Verrilli responded that such a state would have different arguments before the Court. If it wanted to say that gay adoption was harmful, for example, it could do so if and only if it didn't allow gay adoption. California does allow it, so the argument is not available.

Breyer's comment was just one example of seeming dissatisfaction among the justices with the case that has come to them. What are the implications of a loss for California? If the opinion is written narrowly, it might apply only to that state, or only to more liberal states. If it's written too broadly, it would forestall any debate on the issue.

The more liberal to moderate justices seemed to wish for a way to make the case go away. One such option is the doctrine of "standing" -- the fixed federal rule that parties to a case must have more stake in the outcome than simply agreement or disagreement with a law.

Because California did not defend Prop 8 in the Court of Appeals, its place has been taken by four of the five petitioners who qualified the proposition for the ballot. But what makes them different from any other citizens? the justices asked repeatedly. California law gives them the right to defend their own initiative, Cooper responded.

But federal "standing" rules don't always track state law.

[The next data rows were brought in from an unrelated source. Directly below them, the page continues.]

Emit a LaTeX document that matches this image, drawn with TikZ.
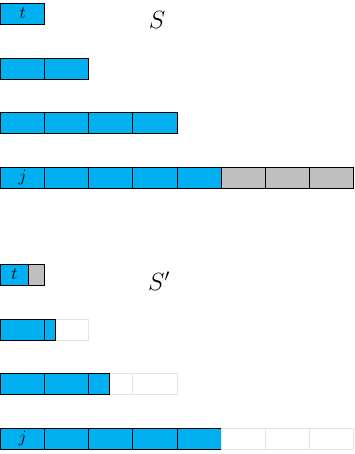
\documentclass[tikz,border=0pt]{standalone}
\definecolor{cblue}{RGB}{0,176,240}
\definecolor{cgray}{RGB}{191,191,191}
\definecolor{cline}{RGB}{228,228,228}
\begin{document}
\begin{tikzpicture}[x=1pt,y=-1pt,
  base/.style={inner sep=0pt, outer sep=0pt, minimum height=21pt, anchor=north west, font=\fontsize{16}{18}\selectfont},
  bcell/.style={base, draw=black, line width=0.9pt, fill=cblue, minimum width=44.125pt},
  gcell/.style={base, draw=black, line width=0.9pt, fill=cgray, minimum width=44.125pt},
  ecell/.style={base, draw=cline, line width=0.9pt, fill=white, minimum width=44.125pt},
  lbl/.style={font=\fontsize{25}{28}\selectfont}]
\useasboundingbox (0,0) rectangle (354,454);
% ---- S ----
\node[bcell] (r1c1) at (0.5,3) {$t$};
\node[bcell] (r2c1) at (0.5,58) {};
\node[bcell] (r2c2) at (44.625,58) {};
\node[bcell] (r3c1) at (0.5,112.5) {};
\node[bcell] (r3c2) at (44.625,112.5) {};
\node[bcell] (r3c3) at (88.75,112.5) {};
\node[bcell] (r3c4) at (132.875,112.5) {};
\node[bcell] (r4c1) at (0.5,167) {$j$};
\node[bcell] (r4c2) at (44.625,167) {};
\node[bcell] (r4c3) at (88.75,167) {};
\node[bcell] (r4c4) at (132.875,167) {};
\node[bcell] (r4c5) at (177,167) {};
\node[gcell] (r4c6) at (221.125,167) {};
\node[gcell] (r4c7) at (265.25,167) {};
\node[gcell] (r4c8) at (309.375,167) {};
\node[lbl] (S) at (157,20) {$S$};
% ---- S' ----
\node[bcell, minimum width=27.8pt] (s1a) at (0.5,264) {$t$};
\node[gcell, minimum width=16.3pt] (s1b) at (28.3,264) {};
\node[bcell] (s2c1) at (0.5,319) {};
\node[ecell] (s2c2) at (44.625,319) {};
\node[bcell, minimum width=11pt] (s2p) at (44.625,319) {};
\node[bcell] (s3c1) at (0.5,373.5) {};
\node[bcell] (s3c2) at (44.625,373.5) {};
\node[ecell] (s3c3) at (88.75,373.5) {};
\node[ecell] (s3c4) at (132.875,373.5) {};
\node[bcell, minimum width=21pt] (s3p) at (88.75,373.5) {};
\node[bcell] (s4c1) at (0.5,428) {$j$};
\node[bcell] (s4c2) at (44.625,428) {};
\node[bcell] (s4c3) at (88.75,428) {};
\node[bcell] (s4c4) at (132.875,428) {};
\node[bcell] (s4c5) at (177,428) {};
\node[ecell] (s4c6) at (221.125,428) {};
\node[ecell] (s4c7) at (265.25,428) {};
\node[ecell] (s4c8) at (309.375,428) {};
\node[lbl] (Sp) at (159,281) {$S'$};
\end{tikzpicture}
\end{document}
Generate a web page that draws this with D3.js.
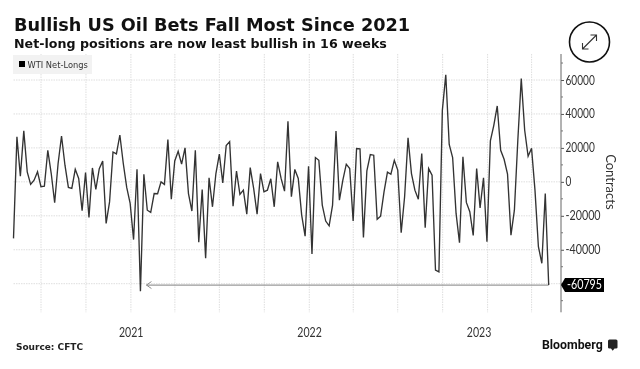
<!DOCTYPE html>
<html>
<head>
<meta charset="utf-8">
<script src="https://cdn.jsdelivr.net/npm/d3@7"></script>
<style>
  html, body { margin: 0; padding: 0; background: #fff; }
  svg { display: block; }
</style>
</head>
<body>
<div id="chart"></div>
<script>
// Weekly WTI net-long change
const netLongs = [
  -33300, 26500, 3300, 30000, 5900, -1500, 1000, 5900, -2900, -2500,
  18600, 4900, -12300, 10800, 27000, 9800, -3300, -3900, 7400, 2000,
  -17000, 5500, -21000, 8200, -4500, 7800, 12200, -24500, -11800, 17600,
  16500, 27600, 10800, -3300, -12700, -34000, 7400, -64500, 4500, -16700,
  -18000, -6900, -7000, 0, -1500, 24900, -10200, 12300, 18000, 10400,
  20000, -6900, -17200, 18600, -35500, -4500, -45000, 2400, -14700, 4900,
  16300, -600, 21400, 23700, -14300, 6300, -7400, -4900, -19000, 8400,
  -3900, -19000, 4900, -5900, -4900, 1800, -14700, 11800, 2000, -5500,
  35700, -8800, 7300, 2000, -19600, -32000, 9200, -42500, 14300, 12700,
  -13700, -23100, -25900, -13700, 30000, -10800, 1000, 10400, 7800, -23100,
  19600, 19400, -32700, 6500, 16100, 15700, -22000, -20200, -5900, 5700,
  4500, 12700, 6900, -30000, -8800, 25900, 4900, -4900, -10200, 16700,
  -27000, 7800, 3900, -52000, -53000, 42100, 63100, 22000, 14300, -18600,
  -35900, 14700, -12100, -17600, -31600, 7800, -15300, 2400, -35300, 24100,
  33300, 44700, 18600, 13300, 4500, -31400, -16700, 24500, 60800, 30400,
  15100, 19800, -4900, -38200, -48000, -6900, -60795
];
const gridTicks = [60000, 40000, 20000, 0, -20000, -40000, -60000];
// -60000 is covered by the last value tag, so it gets no label
const yLabels = [60000, 40000, 20000, 0, -20000, -40000];
const yMinorTicks = [70000, 50000, 30000, 10000, -10000, -30000, -50000, -60000, -70000];
const quarterDates = ["2020-07-01", "2020-10-01", "2021-01-01", "2021-04-01", "2021-07-01", "2021-10-01",
  "2022-01-01", "2022-04-01", "2022-07-01", "2022-10-01", "2023-01-01", "2023-04-01"];
const yearLabels = ["2021", "2022", "2023"];
const yearLabelDates = ["2021-01-01", "2022-01-01", "2022-12-14"];
const lastValue = netLongs[netLongs.length - 1];

const width = 640;
const height = 369;
const plot = { left: 13.5, right: 548.7, axis: 561, top: 54, bottom: 312.3 };

// labels in the picture are squeezed sideways, so fix their length per character
const digitWidth = 5.85;
const numberLabel = d => String(d).replace("\u2212", "-");

const svg = d3.select("#chart").append("svg")
  .attr("width", width)
  .attr("height", height)
  .style("filter", "blur(0.35px)");

//Scales
const x = d3.scaleLinear().domain([0, netLongs.length - 1]).range([plot.left, plot.right]);
const xTime = d3.scaleUtc()
  .domain([new Date("2020-07-01"), new Date("2023-04-01")])
  .range([41, 531.6]);
const y = d3.scaleLinear().domain([60000, -60000]).range([80, 283.7]);

//Grid
const gridStyle = { stroke: "#dedede", dash: "1.5,1" };
svg.append("g").selectAll("line")
  .data(gridTicks)
  .join("line")
  .attr("x1", plot.left).attr("x2", plot.axis)
  .attr("y1", d => y(d)).attr("y2", d => y(d))
  .attr("stroke", gridStyle.stroke).attr("stroke-dasharray", gridStyle.dash);
svg.append("g").selectAll("line")
  .data(quarterDates)
  .join("line")
  .attr("x1", d => xTime(new Date(d))).attr("x2", d => xTime(new Date(d)))
  .attr("y1", plot.top).attr("y2", plot.bottom)
  .attr("stroke", gridStyle.stroke).attr("stroke-dasharray", gridStyle.dash);

//Y axis
const yAxis = svg.append("g")
  .attr("transform", `translate(${plot.axis},0)`)
  .call(d3.axisRight(y).tickValues(yLabels).tickSize(3).tickFormat(d3.format("d")));
yAxis.select(".domain").remove();
yAxis.selectAll("text")
  .attr("x", 4.5)
  .attr("font-family", "Lato, sans-serif")
  .attr("font-size", 12.5)
  .attr("fill", "#333")
  .text(numberLabel)
  .attr("lengthAdjust", "spacingAndGlyphs")
  .attr("textLength", d => numberLabel(d).length * digitWidth);
yAxis.selectAll("line").attr("stroke", "#555");
svg.append("line")
  .attr("x1", plot.axis).attr("x2", plot.axis)
  .attr("y1", plot.top).attr("y2", plot.bottom)
  .attr("stroke", "#666").attr("stroke-width", 1);
svg.append("g").selectAll("line")
  .data(yMinorTicks)
  .join("line")
  .attr("x1", plot.axis).attr("x2", plot.axis + 2)
  .attr("y1", d => y(d)).attr("y2", d => y(d))
  .attr("stroke", "#777");

svg.append("text")
  .attr("transform", `translate(606,${y(0)}) rotate(90)`)
  .attr("text-anchor", "middle")
  .attr("font-family", "Lato, sans-serif")
  .attr("font-size", 13)
  .attr("fill", "#333")
  .text("Contracts");

//Year labels
svg.append("g").selectAll("text")
  .data(yearLabels)
  .join("text")
  .attr("x", (d, i) => xTime(new Date(yearLabelDates[i])) - 12)
  .attr("y", 337)
  .attr("font-family", "Lato, sans-serif")
  .attr("font-size", 13)
  .attr("fill", "#333")
  .attr("lengthAdjust", "spacingAndGlyphs")
  .attr("textLength", 24.5)
  .text(d => d);

//Arrow from last value back to the previous low
const arrowY = y(lastValue);
svg.append("line")
  .attr("x1", x(netLongs.length - 1)).attr("x2", x(37) + 6)
  .attr("y1", arrowY).attr("y2", arrowY)
  .attr("stroke", "#9a9a9a").attr("stroke-width", 1.2);
svg.append("path")
  .attr("d", d3.line()([[x(37) + 11, arrowY - 3.5], [x(37) + 6, arrowY], [x(37) + 11, arrowY + 3.5]]))
  .attr("fill", "none").attr("stroke", "#8c8c8c").attr("stroke-width", 1);

//Series line
svg.append("path")
  .datum(netLongs)
  .attr("d", d3.line().x((d, i) => x(i)).y(d => y(d)))
  .attr("fill", "none")
  .attr("stroke", "#333")
  .attr("stroke-width", 1.35)
  .attr("stroke-linejoin", "miter");

//Last value tag
const tag = svg.append("g").attr("transform", `translate(0,${arrowY})`);
tag.append("path")
  .attr("d", "M561,0L565,-7H604V7H565Z")
  .attr("fill", "#000");
tag.append("text")
  .attr("x", 567).attr("y", 4.4)
  .attr("font-family", "Lato, sans-serif")
  .attr("font-size", 12.5)
  .attr("fill", "#fff")
  .attr("lengthAdjust", "spacingAndGlyphs")
  .attr("textLength", 35)
  .text(numberLabel(lastValue));

//Legend
svg.append("rect")
  .attr("x", 13).attr("y", 55).attr("width", 79).attr("height", 19)
  .attr("fill", "#f2f2f2");
svg.append("rect")
  .attr("x", 19).attr("y", 61).attr("width", 6).attr("height", 6)
  .attr("fill", "#000");
svg.append("text")
  .attr("x", 27.5).attr("y", 68)
  .attr("font-family", "DejaVu Sans, sans-serif")
  .attr("font-size", 8.3)
  .attr("fill", "#333")
  .text("WTI Net-Longs");

//Titles
svg.append("text")
  .attr("x", 14).attr("y", 31)
  .attr("font-family", "DejaVu Sans, sans-serif")
  .attr("font-weight", "bold")
  .attr("font-size", 17.7)
  .attr("fill", "#111")
  .text("Bullish US Oil Bets Fall Most Since 2021");
svg.append("text")
  .attr("x", 14).attr("y", 47.5)
  .attr("font-family", "DejaVu Sans, sans-serif")
  .attr("font-weight", "bold")
  .attr("font-size", 12.65)
  .attr("fill", "#111")
  .text("Net-long positions are now least bullish in 16 weeks");

//Expand button
const cx = 589.5, cy = 42;
svg.append("circle")
  .attr("cx", cx).attr("cy", cy).attr("r", 20)
  .attr("fill", "#fff").attr("stroke", "#111").attr("stroke-width", 1.6);
const icon = svg.append("g")
  .attr("transform", `translate(${cx},${cy})`)
  .attr("fill", "none").attr("stroke", "#333").attr("stroke-width", 1.1);
icon.append("path").attr("d", "M-6.5,6.5L6.5,-6.5M1,-7H7V-1M-7,1V7H-1");

//Footer
svg.append("text")
  .attr("x", 16).attr("y", 349.7)
  .attr("font-family", "DejaVu Sans, sans-serif")
  .attr("font-weight", "bold")
  .attr("font-size", 9)
  .attr("fill", "#222")
  .attr("lengthAdjust", "spacing")
  .attr("textLength", 67)
  .text("Source:  CFTC");
svg.append("text")
  .attr("x", 542).attr("y", 349.3)
  .attr("font-family", "Roboto, sans-serif")
  .attr("font-weight", 700)
  .attr("font-size", 13)
  .attr("fill", "#111")
  .attr("lengthAdjust", "spacingAndGlyphs")
  .attr("textLength", 60.7)
  .text("Bloomberg");
svg.append("path")
  .attr("d", "M608,341Q608,339.5 609.5,339.5H616Q617.5,339.5 617.5,341V347.5Q617.5,348.5 616,348.5H614.5L612.7,350.7L611,348.5H609.5Q608,348.5 608,347.5Z")
  .attr("fill", "#222");
</script>
</body>
</html>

Justice Kennedy told Olson that he saw in standing rules a chance for the Court to be cautious without rejecting gay rights:

The problem with the case is that you're really asking, particularly because of the sociological evidence you cite, for us to go into uncharted waters, and you can play with that metaphor, there's a wonderful destination, it is a cliff. Whatever that was.

But you're -- you're doing so in a -- in a case where the opinion is very narrow. Basically that once the State goes halfway, it has to go all the way or 70 percent of the way, and you're doing so in a case where there's a substantial question on --on standing. I just wonder if -- if the case was properly granted.

The more conservative justices were more eager to grapple with the merits, arguing, again, that the plaintiffs were seeking a charge with unknown effects. "You want us to assess the effects of same-sex marriage, the potential effects on -- of same-sex marriage, the potential -- the effects of Proposition 8," Justice Samuel Alito asked. "But what is your response to the argument which has already been mentioned about the need to be cautious in light of the newness of the -- the concept of -- of same-sex marriage?" It had first been adopted in the Netherlands in 2000, he said; it is "newer than cellphones or the Internet."

"Waiting," Verrilli responded, "is not a neutral act. Waiting imposes real costs in the here and now. It denies to the -- to the parents who want to marry the ability to marry, and it denies to the children, ironically, the very thing that Petitioners focus on is at the heart of the marriage relationship."

The Court seemed narrowly divided. Chief Justice Roberts is a hard man to read, but he was clearly worried about the argument that gay marriage is a fundamental change. Kennedy clearly does not want to injure anyone, especially those adopted children in California.

Dismissal of the case without a decision would mean further litigation over Prop 8; but with a powerful District Court opinion still in effect against it, the measure probably could not survive. The Court would leave the larger issue for another day.

Sometimes, against all the odds, American law really does speak to the better angels of our nature. Yesterday's argument had none of the ugliness that marred last-year's health-care arguments: no harassment of counsel, no hostile cross-talk, no bursts of temper. Justice Scalia left his sarcasm arrows in his quiver. That was a victory for civility, which had been in short supply last term. Whether equality will also win a victory was much harder to predict.